EXERCISE AIM: Report how many lines contain "this"; state the number and nothing else.

-- start RECORDS FOR PROCESSING --

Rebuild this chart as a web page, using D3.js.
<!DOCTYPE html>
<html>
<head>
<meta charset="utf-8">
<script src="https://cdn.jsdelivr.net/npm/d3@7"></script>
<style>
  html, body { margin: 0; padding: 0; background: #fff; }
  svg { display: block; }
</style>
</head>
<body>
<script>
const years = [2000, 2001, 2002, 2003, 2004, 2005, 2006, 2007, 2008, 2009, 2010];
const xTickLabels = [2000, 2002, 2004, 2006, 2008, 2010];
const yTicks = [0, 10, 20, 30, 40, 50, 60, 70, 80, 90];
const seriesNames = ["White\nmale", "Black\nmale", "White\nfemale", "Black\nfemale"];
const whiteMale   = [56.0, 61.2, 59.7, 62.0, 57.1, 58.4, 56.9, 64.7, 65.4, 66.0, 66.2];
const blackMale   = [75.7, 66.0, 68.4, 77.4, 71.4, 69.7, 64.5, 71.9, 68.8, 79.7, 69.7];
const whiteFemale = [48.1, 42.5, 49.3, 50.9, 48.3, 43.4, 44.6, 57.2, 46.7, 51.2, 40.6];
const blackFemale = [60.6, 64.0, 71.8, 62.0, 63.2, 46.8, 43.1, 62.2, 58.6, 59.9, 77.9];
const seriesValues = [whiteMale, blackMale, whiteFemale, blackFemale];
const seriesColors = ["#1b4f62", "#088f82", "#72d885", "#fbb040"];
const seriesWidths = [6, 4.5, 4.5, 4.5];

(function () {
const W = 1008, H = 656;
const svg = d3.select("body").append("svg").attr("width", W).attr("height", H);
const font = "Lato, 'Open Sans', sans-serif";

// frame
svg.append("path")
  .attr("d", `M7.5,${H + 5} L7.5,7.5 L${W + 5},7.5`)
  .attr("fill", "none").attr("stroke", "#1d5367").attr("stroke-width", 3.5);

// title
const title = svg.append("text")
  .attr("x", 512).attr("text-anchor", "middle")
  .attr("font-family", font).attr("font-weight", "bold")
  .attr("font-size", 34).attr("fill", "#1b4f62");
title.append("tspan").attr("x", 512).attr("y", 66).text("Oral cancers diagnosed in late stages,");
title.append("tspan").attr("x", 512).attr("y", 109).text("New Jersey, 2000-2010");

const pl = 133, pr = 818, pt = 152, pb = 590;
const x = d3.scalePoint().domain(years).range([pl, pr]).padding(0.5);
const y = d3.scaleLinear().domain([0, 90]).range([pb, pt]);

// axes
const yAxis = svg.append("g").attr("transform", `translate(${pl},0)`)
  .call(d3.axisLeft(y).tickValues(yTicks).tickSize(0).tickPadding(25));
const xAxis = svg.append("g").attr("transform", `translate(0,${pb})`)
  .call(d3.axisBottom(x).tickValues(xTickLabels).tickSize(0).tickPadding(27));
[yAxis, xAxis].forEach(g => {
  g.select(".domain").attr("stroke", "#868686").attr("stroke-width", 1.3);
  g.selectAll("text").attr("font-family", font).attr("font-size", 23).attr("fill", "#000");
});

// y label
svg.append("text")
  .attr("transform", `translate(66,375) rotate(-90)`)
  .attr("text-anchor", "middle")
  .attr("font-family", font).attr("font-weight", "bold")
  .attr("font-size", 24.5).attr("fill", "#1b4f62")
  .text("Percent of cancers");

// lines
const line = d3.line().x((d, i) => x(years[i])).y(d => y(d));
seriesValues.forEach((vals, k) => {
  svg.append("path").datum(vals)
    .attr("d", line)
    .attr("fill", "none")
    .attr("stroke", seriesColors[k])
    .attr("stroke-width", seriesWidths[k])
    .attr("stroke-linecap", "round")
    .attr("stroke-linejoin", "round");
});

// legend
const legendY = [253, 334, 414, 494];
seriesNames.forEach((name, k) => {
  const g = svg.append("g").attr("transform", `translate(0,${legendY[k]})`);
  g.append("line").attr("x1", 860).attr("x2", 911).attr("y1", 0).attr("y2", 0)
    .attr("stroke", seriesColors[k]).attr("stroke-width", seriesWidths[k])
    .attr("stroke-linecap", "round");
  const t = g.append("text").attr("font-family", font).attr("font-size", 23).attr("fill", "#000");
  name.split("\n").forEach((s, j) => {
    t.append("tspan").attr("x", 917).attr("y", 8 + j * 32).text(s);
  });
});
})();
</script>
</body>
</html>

-- end RECORDS FOR PROCESSING --
-- start RECORDS FOR PROCESSING --

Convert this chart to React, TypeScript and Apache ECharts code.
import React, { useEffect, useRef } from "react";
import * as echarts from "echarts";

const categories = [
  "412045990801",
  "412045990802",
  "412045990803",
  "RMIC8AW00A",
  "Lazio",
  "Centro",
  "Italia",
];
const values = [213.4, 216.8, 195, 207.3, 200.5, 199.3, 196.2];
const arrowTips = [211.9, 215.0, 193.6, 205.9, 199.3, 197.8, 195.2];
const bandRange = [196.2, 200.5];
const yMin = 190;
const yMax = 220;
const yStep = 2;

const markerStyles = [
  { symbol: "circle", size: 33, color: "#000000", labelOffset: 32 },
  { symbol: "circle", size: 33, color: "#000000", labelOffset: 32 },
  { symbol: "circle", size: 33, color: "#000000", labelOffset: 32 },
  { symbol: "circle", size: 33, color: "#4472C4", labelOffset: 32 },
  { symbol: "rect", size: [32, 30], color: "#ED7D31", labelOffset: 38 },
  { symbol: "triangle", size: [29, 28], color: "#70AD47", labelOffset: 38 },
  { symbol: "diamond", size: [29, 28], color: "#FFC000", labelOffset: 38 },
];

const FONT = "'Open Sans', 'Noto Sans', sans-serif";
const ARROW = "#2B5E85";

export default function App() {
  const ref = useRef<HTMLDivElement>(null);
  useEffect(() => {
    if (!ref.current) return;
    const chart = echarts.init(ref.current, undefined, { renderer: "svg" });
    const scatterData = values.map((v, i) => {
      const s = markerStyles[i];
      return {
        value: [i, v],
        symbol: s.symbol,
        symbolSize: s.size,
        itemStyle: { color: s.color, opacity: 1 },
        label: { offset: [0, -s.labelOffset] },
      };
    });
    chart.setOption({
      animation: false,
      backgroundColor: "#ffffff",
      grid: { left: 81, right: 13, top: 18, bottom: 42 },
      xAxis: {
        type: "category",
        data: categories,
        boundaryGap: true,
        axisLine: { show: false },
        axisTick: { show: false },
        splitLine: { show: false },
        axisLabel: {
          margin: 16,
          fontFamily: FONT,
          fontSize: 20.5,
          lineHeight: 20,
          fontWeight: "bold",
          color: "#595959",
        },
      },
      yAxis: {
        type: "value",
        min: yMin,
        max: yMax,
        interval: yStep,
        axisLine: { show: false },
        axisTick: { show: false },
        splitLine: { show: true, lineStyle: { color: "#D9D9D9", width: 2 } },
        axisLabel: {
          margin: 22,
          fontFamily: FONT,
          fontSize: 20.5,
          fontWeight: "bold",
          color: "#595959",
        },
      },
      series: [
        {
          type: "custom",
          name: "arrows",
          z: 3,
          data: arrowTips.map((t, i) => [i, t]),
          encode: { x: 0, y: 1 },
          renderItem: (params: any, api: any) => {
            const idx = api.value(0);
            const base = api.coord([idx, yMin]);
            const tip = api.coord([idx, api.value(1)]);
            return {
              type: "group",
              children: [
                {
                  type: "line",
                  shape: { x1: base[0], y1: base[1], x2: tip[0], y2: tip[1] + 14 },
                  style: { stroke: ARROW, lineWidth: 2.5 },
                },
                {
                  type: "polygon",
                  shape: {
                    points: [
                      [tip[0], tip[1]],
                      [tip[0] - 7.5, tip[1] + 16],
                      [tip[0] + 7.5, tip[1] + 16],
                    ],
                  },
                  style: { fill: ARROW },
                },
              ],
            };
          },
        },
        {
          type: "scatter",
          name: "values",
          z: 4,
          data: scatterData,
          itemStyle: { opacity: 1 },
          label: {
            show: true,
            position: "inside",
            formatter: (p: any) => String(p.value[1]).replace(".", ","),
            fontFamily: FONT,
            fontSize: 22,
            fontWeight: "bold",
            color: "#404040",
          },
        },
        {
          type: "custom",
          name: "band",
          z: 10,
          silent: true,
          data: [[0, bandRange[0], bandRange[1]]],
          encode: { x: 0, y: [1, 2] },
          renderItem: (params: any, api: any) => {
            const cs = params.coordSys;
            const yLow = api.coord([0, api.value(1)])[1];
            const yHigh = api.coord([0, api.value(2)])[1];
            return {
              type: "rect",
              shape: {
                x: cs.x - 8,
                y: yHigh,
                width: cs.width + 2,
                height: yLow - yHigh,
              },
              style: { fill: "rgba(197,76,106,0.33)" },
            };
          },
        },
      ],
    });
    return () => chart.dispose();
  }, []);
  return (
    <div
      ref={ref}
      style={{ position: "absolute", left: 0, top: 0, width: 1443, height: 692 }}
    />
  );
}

-- end RECORDS FOR PROCESSING --

FULL RESPONSE: 2